▶ [Data segment]
____________________
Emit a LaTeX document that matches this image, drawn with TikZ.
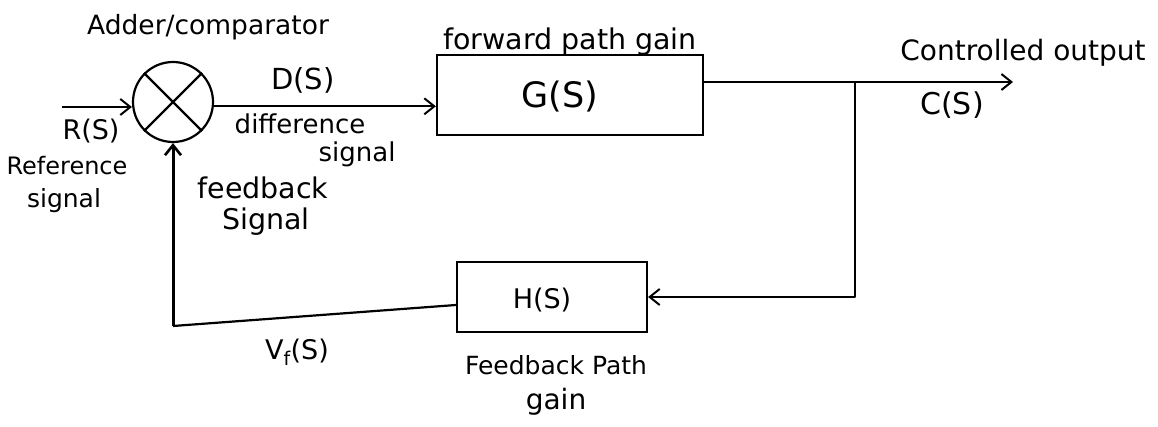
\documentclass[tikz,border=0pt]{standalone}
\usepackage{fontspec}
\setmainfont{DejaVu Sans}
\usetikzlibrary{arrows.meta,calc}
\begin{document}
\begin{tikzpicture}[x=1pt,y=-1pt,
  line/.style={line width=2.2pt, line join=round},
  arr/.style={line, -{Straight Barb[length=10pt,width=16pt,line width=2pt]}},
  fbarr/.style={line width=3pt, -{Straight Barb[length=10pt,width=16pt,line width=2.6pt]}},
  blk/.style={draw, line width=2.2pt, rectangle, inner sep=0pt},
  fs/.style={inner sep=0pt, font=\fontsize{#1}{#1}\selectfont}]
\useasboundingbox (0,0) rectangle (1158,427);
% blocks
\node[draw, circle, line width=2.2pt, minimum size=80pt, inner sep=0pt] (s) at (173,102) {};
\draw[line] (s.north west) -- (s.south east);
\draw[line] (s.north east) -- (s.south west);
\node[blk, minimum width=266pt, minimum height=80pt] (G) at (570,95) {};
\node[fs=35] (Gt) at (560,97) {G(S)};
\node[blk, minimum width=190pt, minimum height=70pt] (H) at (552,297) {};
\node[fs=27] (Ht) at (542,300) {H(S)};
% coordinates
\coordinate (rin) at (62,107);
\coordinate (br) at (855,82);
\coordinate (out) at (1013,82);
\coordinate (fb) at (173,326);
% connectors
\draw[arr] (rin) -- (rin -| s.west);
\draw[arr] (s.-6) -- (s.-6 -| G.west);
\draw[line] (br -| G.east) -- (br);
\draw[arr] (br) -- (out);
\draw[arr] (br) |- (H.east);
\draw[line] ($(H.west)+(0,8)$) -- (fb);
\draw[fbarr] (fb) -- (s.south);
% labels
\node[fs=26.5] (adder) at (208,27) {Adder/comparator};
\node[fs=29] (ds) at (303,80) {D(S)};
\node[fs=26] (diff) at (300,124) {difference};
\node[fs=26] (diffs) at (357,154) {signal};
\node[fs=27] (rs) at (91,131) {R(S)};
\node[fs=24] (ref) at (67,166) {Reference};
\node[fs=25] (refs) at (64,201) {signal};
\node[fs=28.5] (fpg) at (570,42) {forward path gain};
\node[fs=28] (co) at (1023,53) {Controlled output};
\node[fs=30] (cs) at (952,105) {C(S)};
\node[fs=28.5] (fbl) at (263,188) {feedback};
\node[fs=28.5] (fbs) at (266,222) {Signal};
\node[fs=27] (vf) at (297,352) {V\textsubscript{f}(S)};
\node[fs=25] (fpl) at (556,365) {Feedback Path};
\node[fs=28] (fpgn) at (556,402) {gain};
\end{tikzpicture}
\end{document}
____________________
▶ [Problem statement]
Set the data above down again exactly as given, with no pictures.

▶ [Reply]
Emit a LaTeX document that matches this image, drawn with TikZ.
\documentclass[tikz,border=0pt]{standalone}
\usepackage{fontspec}
\setmainfont{DejaVu Sans}
\usetikzlibrary{arrows.meta,calc}
\begin{document}
\begin{tikzpicture}[x=1pt,y=-1pt,
  line/.style={line width=2.2pt, line join=round},
  arr/.style={line, -{Straight Barb[length=10pt,width=16pt,line width=2pt]}},
  fbarr/.style={line width=3pt, -{Straight Barb[length=10pt,width=16pt,line width=2.6pt]}},
  blk/.style={draw, line width=2.2pt, rectangle, inner sep=0pt},
  fs/.style={inner sep=0pt, font=\fontsize{#1}{#1}\selectfont}]
\useasboundingbox (0,0) rectangle (1158,427);
% blocks
\node[draw, circle, line width=2.2pt, minimum size=80pt, inner sep=0pt] (s) at (173,102) {};
\draw[line] (s.north west) -- (s.south east);
\draw[line] (s.north east) -- (s.south west);
\node[blk, minimum width=266pt, minimum height=80pt] (G) at (570,95) {};
\node[fs=35] (Gt) at (560,97) {G(S)};
\node[blk, minimum width=190pt, minimum height=70pt] (H) at (552,297) {};
\node[fs=27] (Ht) at (542,300) {H(S)};
% coordinates
\coordinate (rin) at (62,107);
\coordinate (br) at (855,82);
\coordinate (out) at (1013,82);
\coordinate (fb) at (173,326);
% connectors
\draw[arr] (rin) -- (rin -| s.west);
\draw[arr] (s.-6) -- (s.-6 -| G.west);
\draw[line] (br -| G.east) -- (br);
\draw[arr] (br) -- (out);
\draw[arr] (br) |- (H.east);
\draw[line] ($(H.west)+(0,8)$) -- (fb);
\draw[fbarr] (fb) -- (s.south);
% labels
\node[fs=26.5] (adder) at (208,27) {Adder/comparator};
\node[fs=29] (ds) at (303,80) {D(S)};
\node[fs=26] (diff) at (300,124) {difference};
\node[fs=26] (diffs) at (357,154) {signal};
\node[fs=27] (rs) at (91,131) {R(S)};
\node[fs=24] (ref) at (67,166) {Reference};
\node[fs=25] (refs) at (64,201) {signal};
\node[fs=28.5] (fpg) at (570,42) {forward path gain};
\node[fs=28] (co) at (1023,53) {Controlled output};
\node[fs=30] (cs) at (952,105) {C(S)};
\node[fs=28.5] (fbl) at (263,188) {feedback};
\node[fs=28.5] (fbs) at (266,222) {Signal};
\node[fs=27] (vf) at (297,352) {V\textsubscript{f}(S)};
\node[fs=25] (fpl) at (556,365) {Feedback Path};
\node[fs=28] (fpgn) at (556,402) {gain};
\end{tikzpicture}
\end{document}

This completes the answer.